Comprei a revista — tenho a certeza de que ainda a tenho em casa dos meus pais num qualquer monte a que chamo arquivo sempre que a minha mãe me pergunta se conheço a prática da reciclagem — e corri para casa para a ler. Mais de 800 mil pessoas tinham sido mortas em apenas dez dias.
Decidi naquele instante que ia continuar a estudar e que queria mesmo ser jornalista para revelar as injustiças e os massacres que aconteciam no mundo. Ingressei no Curso de Comunicação Social na Universidade Católica, que completei em seis anos — não fui um aluno brilhante... — e entrei no mundo da comunicação social na área do desporto e, posteriormente, enveredei pela área dos automóveis. O sonho de denunciar crimes e massacres e injustiças nunca foi alcançado.

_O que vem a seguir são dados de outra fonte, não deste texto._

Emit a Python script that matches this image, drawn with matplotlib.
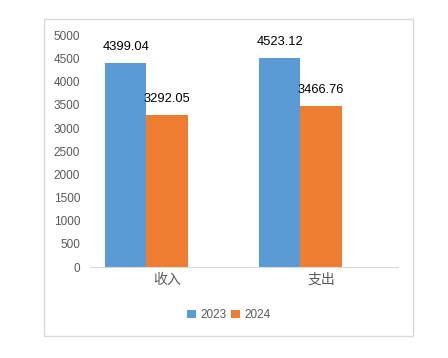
import matplotlib.pyplot as plt
from matplotlib.patches import Rectangle
import numpy as np

plt.rcParams['font.family'] = ['Liberation Sans', 'Noto Sans CJK SC', 'DejaVu Sans']

categories = ['收入', '支出']
years = ['2023', '2024']
values_2023 = [4399.04, 4523.12]
values_2024 = [3292.05, 3466.76]
yticks = list(range(0, 5001, 500))

blue = '#5B9BD5'
orange = '#ED7D31'
gray = '#595959'

fig = plt.figure(figsize=(4.48, 3.58), dpi=100)
ax = fig.add_axes([90 / 448, 91 / 358, 308 / 448, 231.5 / 358])

# outer chart border
fig.patches.append(Rectangle((44 / 448, 22 / 358), 369 / 448, 317 / 358,
                             transform=fig.transFigure, fill=False,
                             edgecolor='#D9D9D9', linewidth=1))

x = np.arange(len(categories))
w = 0.2667
b1 = ax.bar(x - w, values_2023, w, color=blue, label=years[0])
b2 = ax.bar(x, values_2024, w, color=orange, label=years[1])

for bars, vals in ((b1, values_2023), (b2, values_2024)):
    for rect, v in zip(bars, vals):
        ax.annotate(f'{v:.2f}', (rect.get_x() + rect.get_width() / 2, v),
                    xytext=(0, 16), textcoords='offset pixels',
                    ha='center', va='center', fontsize=9.3, color='black',
                    annotation_clip=False)

ax.set_xlim(-0.5, 1.5)
ax.set_ylim(0, 5000)
ax.set_yticks(yticks)
ax.set_xticks(x)
ax.set_xticklabels(categories, fontsize=10, color=gray,
                   family=['Noto Sans CJK SC', 'DejaVu Sans'])
ax.tick_params(axis='y', length=0, pad=7, labelsize=8.5, labelcolor=gray)
ax.tick_params(axis='x', length=0, pad=4)

for s in ('top', 'right', 'left'):
    ax.spines[s].set_visible(False)
ax.spines['bottom'].set_color('#D9D9D9')

fig.legend(loc='center', bbox_to_anchor=(229 / 448, 1 - 315 / 358),
           ncol=2, frameon=False, fontsize=8.5, labelcolor=gray,
           handlelength=0.7, handleheight=0.7, handletextpad=0.4,
           columnspacing=0.4)

fig.savefig('out.png', dpi=100)
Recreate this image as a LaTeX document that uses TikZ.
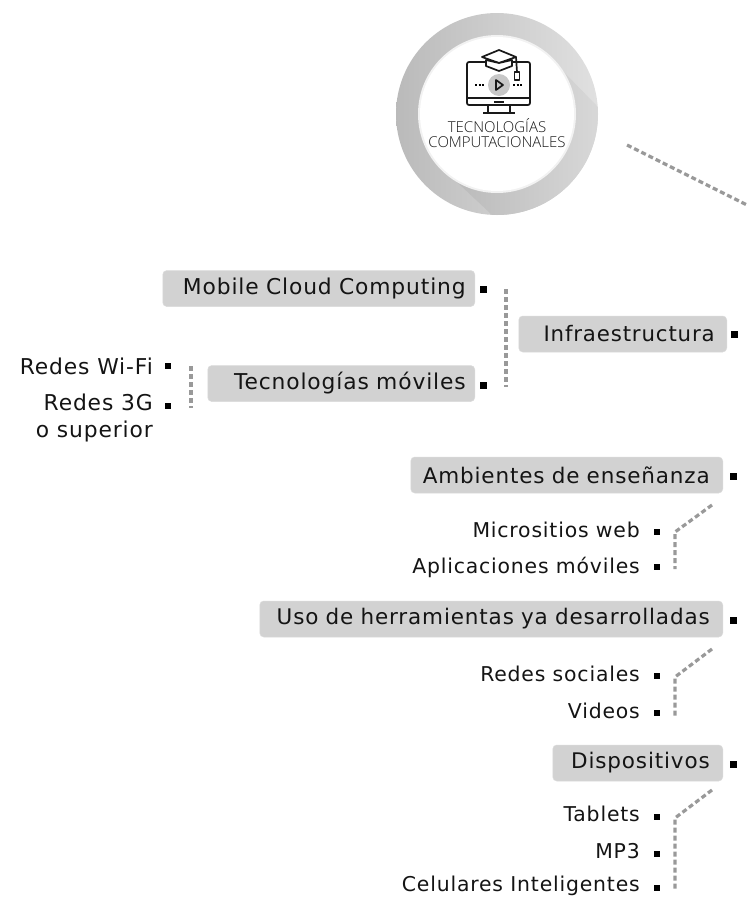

Nos 27 anos que se seguiram àquela capa da Time sobre o Ruanda, muitas foram as guerras e os massacres e atentados aos direitos humanos e os conflitos inexplicáveis a que assisti. A maioria dessas tragédias aconteceu longe daqui — em Timor, no Iraque, na Síria, no Afeganistão, em Israel, na Palestina, na República Democrática do Congo, na Bósnia e Herzegovina, na Sérvia, no Montenegro, no Kosovo, e tantos outros. Tão longe (muitas vezes, também com pouco mediatismo) que às vezes ficava com a sensação de que nem sequer estavam a acontecer a sério, como se fossem só encenações, filmes de Hollywood em que as pessoas que víamos nas imagens tinham ido para casa descansar depois das filmagens e que no dia seguinte antes de voltar às filmagens iam comprar pão para o pequeno almoço, tal qual como eu e as pessoas que se cruzavam comigo a caminho da padaria fazíamos aqui.
Ficava muitas vezes em silêncio a pensar em como a distância dos factos pode às vezes retirar gravidade às situações. Ou como a forma como nos eram apresentadas as imagens de massacres e guerras e de refugiados entre um bate-boca de baixo nível no nosso Parlamento e um resumo de um jogo de futebol fazia com que eu desvalorizasse as vidas que se perdiam, onde as pessoas choravam temendo por si e pelos seus filhos e pelos pais e irmãos e pelos vizinhos e conhecidos e compatriotas. “Que sorte que não é aqui”, pensava. Que me apedreje quem nunca pensou o mesmo. Pensamos sempre primeiro na nossa própria segurança e na daqueles que amamos.
Dia 25 de Fevereiro. Soam as sirenes em Kiev.
Mulheres e crianças correm a refugiar-se nas estações de metro e nos bunkers espalhados pela cidade. Os homens ficam lá fora, na guerra. Ouvem-se explosões ao fundo. Imagino que algumas mães dizem aos filhos que são trovões, que há uma trovoada lá fora e que não podem sair do buraco onde estão enfiados enquanto não passar. Dizem-no com um sorriso forçado, fingindo tranquilidade, fingindo que estão felizes e que aquilo é viver. Percebo-as. Era o que eu faria. Aquilo é viver, porque lá fora morre-se.
Por agora, tudo se resume a permanecer vivo. É essa aspiração que as alimenta enquanto revivem vidas passadas, pensam na morte e esperam. Fusão do sofrimento com a espera.
Soam as sirenes em Kiev.
Um povo dividido. Mães e filhos de um lado. Pais e filhos do outro. Um povo calado e escondido de um lado. Um povo ruidoso e exposto do outro, de arma na mão a aguardar os tanques do inimigo. Dirão uns e outros, apesar de tudo, que são felizes, pois lutam pela pátria. Renego ao meu sonho de ser o jornalista que revela as injustiças e os massacres que acontecem no mundo. Hoje, enquanto soam as sirenes num país europeu, tudo o que desejo é que não exista nada para revelar, a não ser paz.